KEEP CALM AND TAKE A CHANCE
Put simply, risk taking is making decisions with uncertain outcomes. We take “hundreds, if not thousands, of risks a day”, explains Kayt Sukel, author of The Art of Risk: The New Science of Courage, Caution & Chance. You walk down the street to meet a mate for dinner, even though you could trip and fall, get mugged, be hit by a car ... you get the gist.
Each time you try something new, your brain releases dopamine – the pleasure hormone. “But it’s also the learning hormone,” says Sukel. “Dopamine helps your brain attach meaning to different experiences: ‘This feels good. This feels bad. Ouch! That wasn’t fun.’” Everything gets tagged, so the next time you need to make a similar decision, such as whether or not to wear white on a rainy day, you can make it wisely. In this way, taking chances – even small, mundane ones – is how we learn to navigate the world.
For Annabel Jackson, 33, starting her own beauty business at the beginning of 2018 was a massive leap of faith. After moving to Australia from the UK – where she worked as a beauty technician – eight years ago, she took up temp work, expecting to stay in the country for only a year. But when she met her husband, her plans changed and the temp role became permanent. “I always wanted to get back into beauty but didn’t know how, and the years just passed by,” Annabel says. “I kept on putting it off, [but then] I was like, ‘It’s only going to come down to me to decide to do it; no one else is going to get me there.’” With support from her family, she developed a business name (BELLE Braids and Beauty) and launched social media accounts to make herself known. And although her mobile makeup and hair business is only eight months old, she’s already seen the pros of taking a risk. “Having this business has pushed me out of my comfort zone, to network more and put myself out there,” she says. “I wouldn’t normally do that because [I’m] fearful of getting criticised and not being good enough, so I think it’s been really beneficial for me.”

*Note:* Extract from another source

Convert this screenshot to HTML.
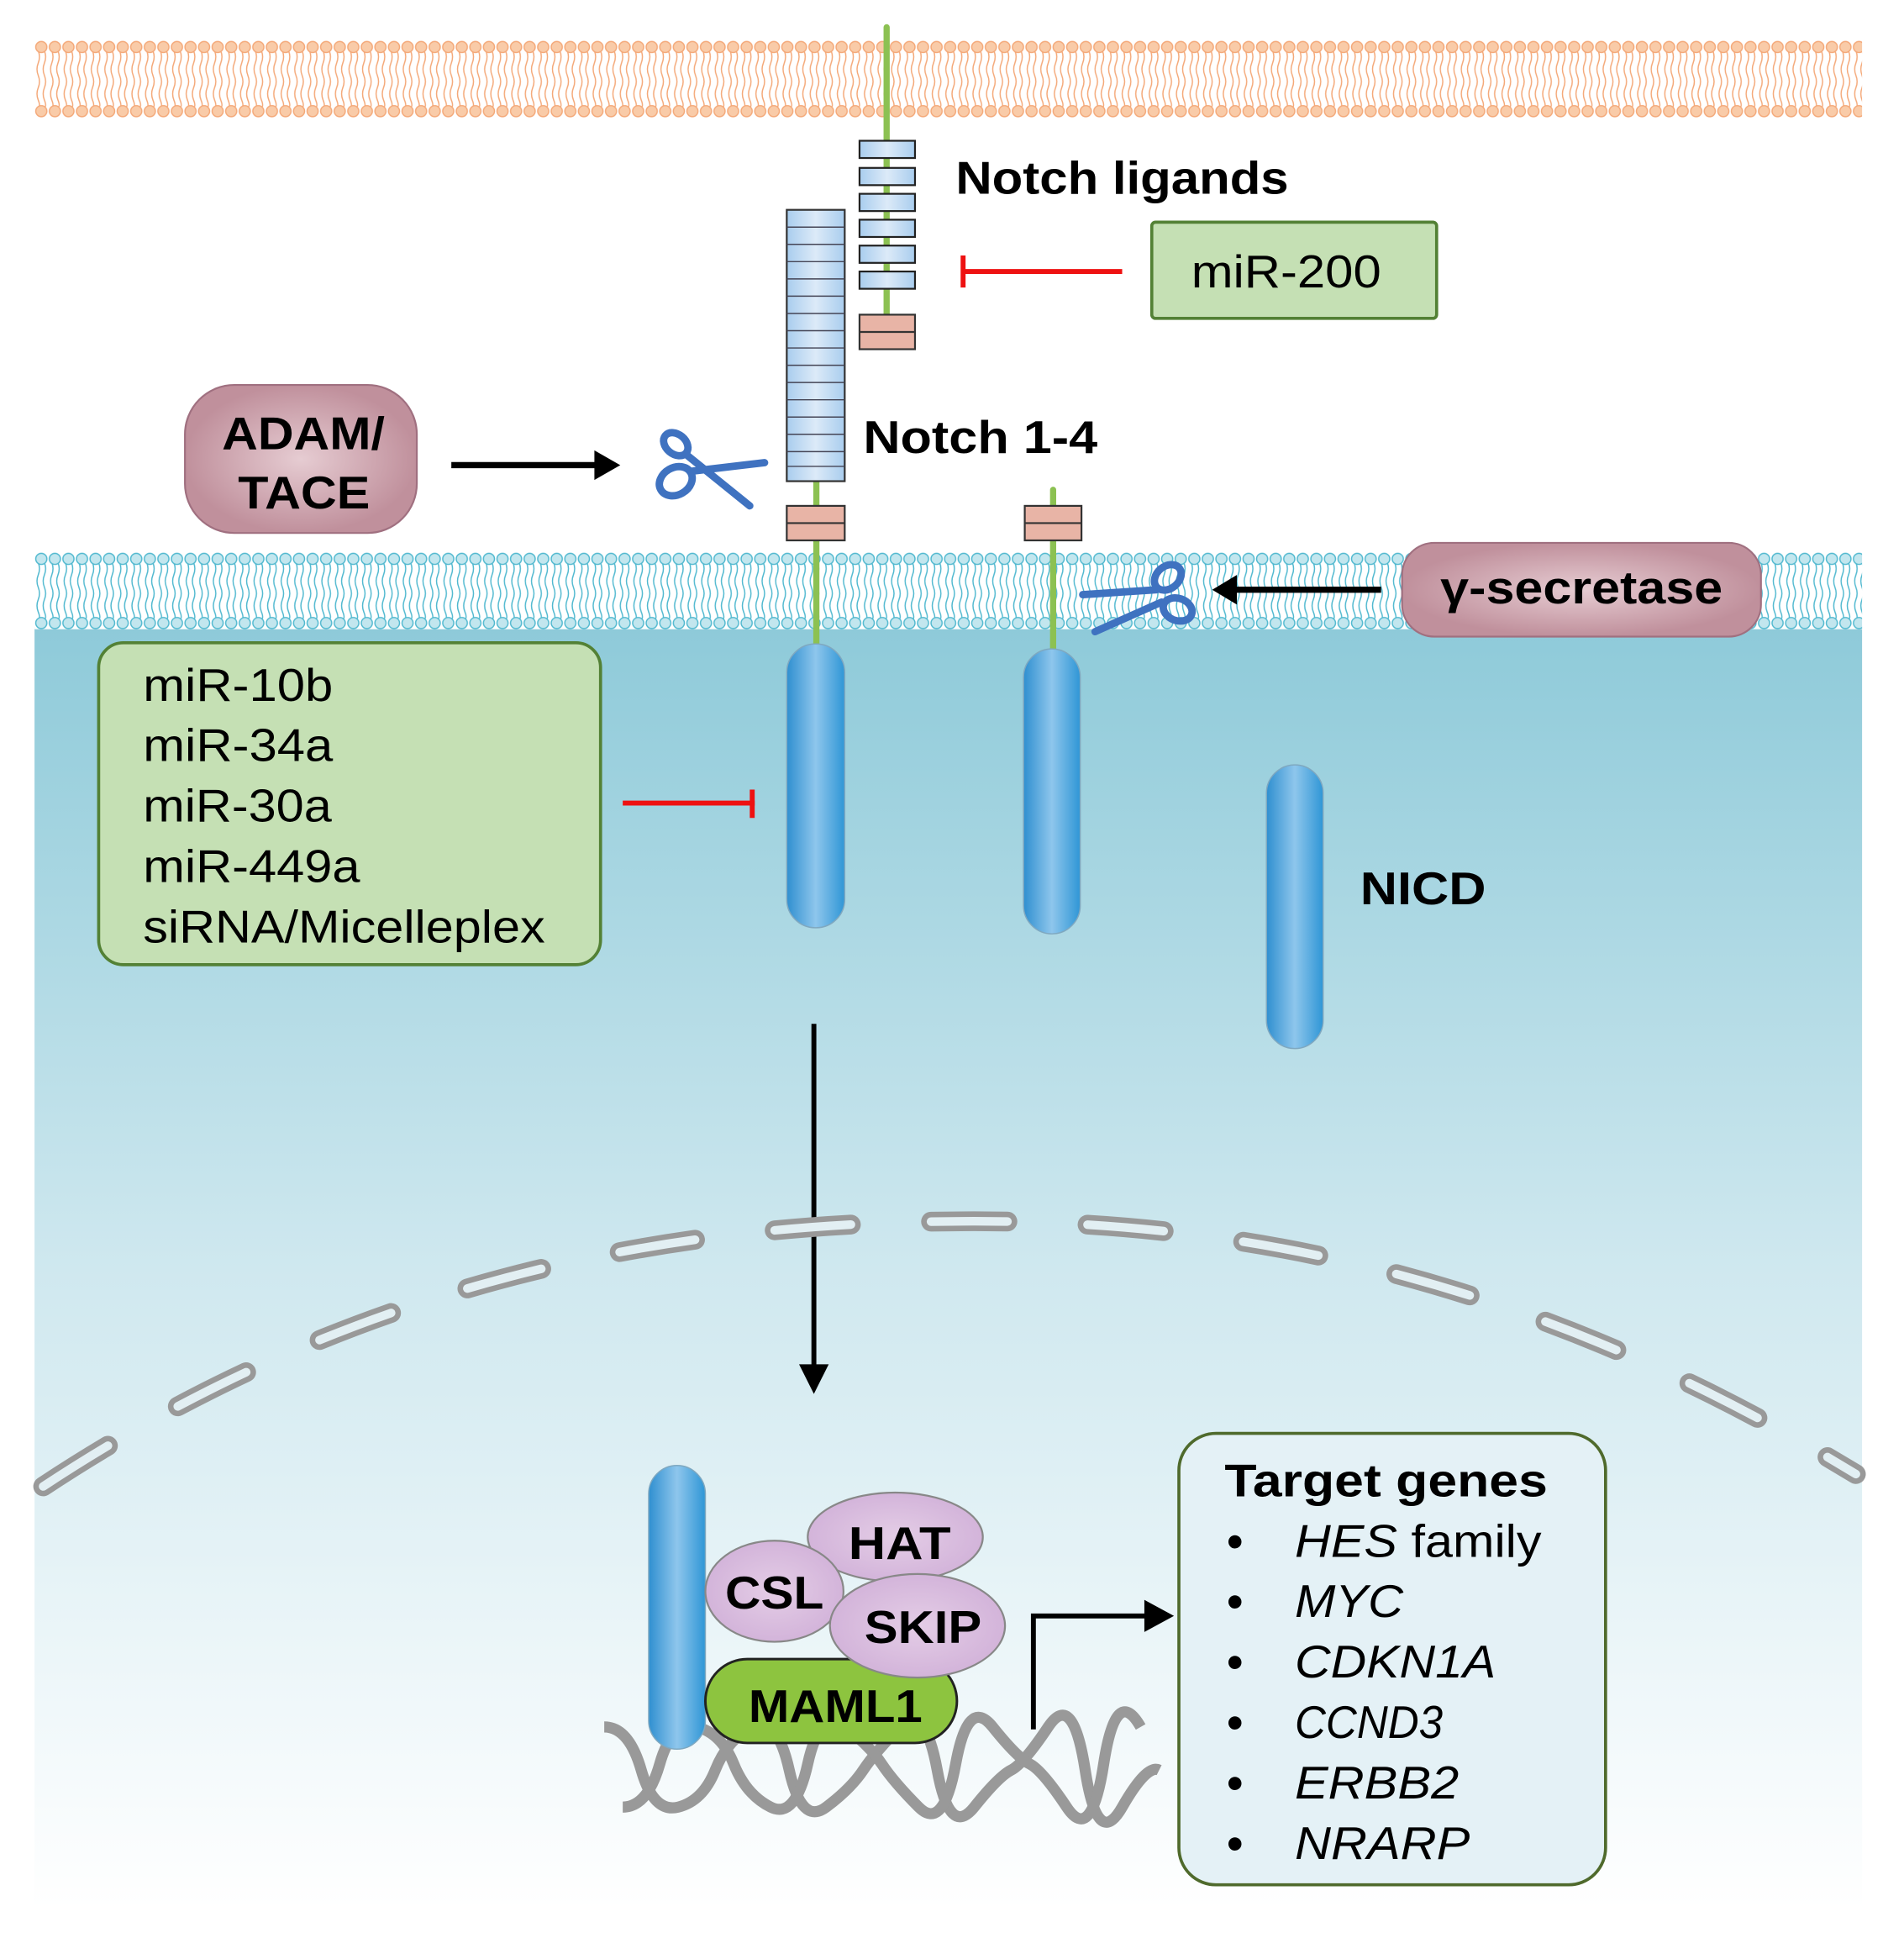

This cocktail of psychological benefits – emotional resilience, confidence, openness to challenges and engagement with life – has been dubbed “The Risk-taker’s Advantage” by Ungar. And the advantage can be gleaned from big moves (starting over in your career) and small ones (cooking a tough-but-yum-sounding recipe, even if the result looks like the ultimate #struggleplate). Added bonus? Novelty also boosts blood flow to the brain, linked to improved memory and reduced dementia risk.
BUILT TO BE BALLSY
Ready to get gutsy? You’ve got company – and a leg-up.
Women are enjoying a cultural moment of pushing boundaries, from participating in extreme sports (according to Ultrarunning
Magazine, the percentage of female finishers in ultramarathons grew from eight per cent in 1980 to 33 per cent in 2016) to helming the #Metoo movement. And we tend to be better than men at taking social risks. We’re more likely to bring up uncomfy issues in meetings, for example, or to go to great lengths to help a friend, perhaps because we’re more socialised to help each other.
As for me, the Africa trip was a game changer. It’s hard not to have a serious shift in perspective when interviewing an Ebola survivor who lost her mother, daughter and her siblings. I fell in love with my profession all over again. Our girls saw their mum chase her dreams. In the Venn diagram of Status Quo and Danger Zone, I discovered the magical sweet spot of taking chances – and it’s a space I’m getting more and more comfortable in.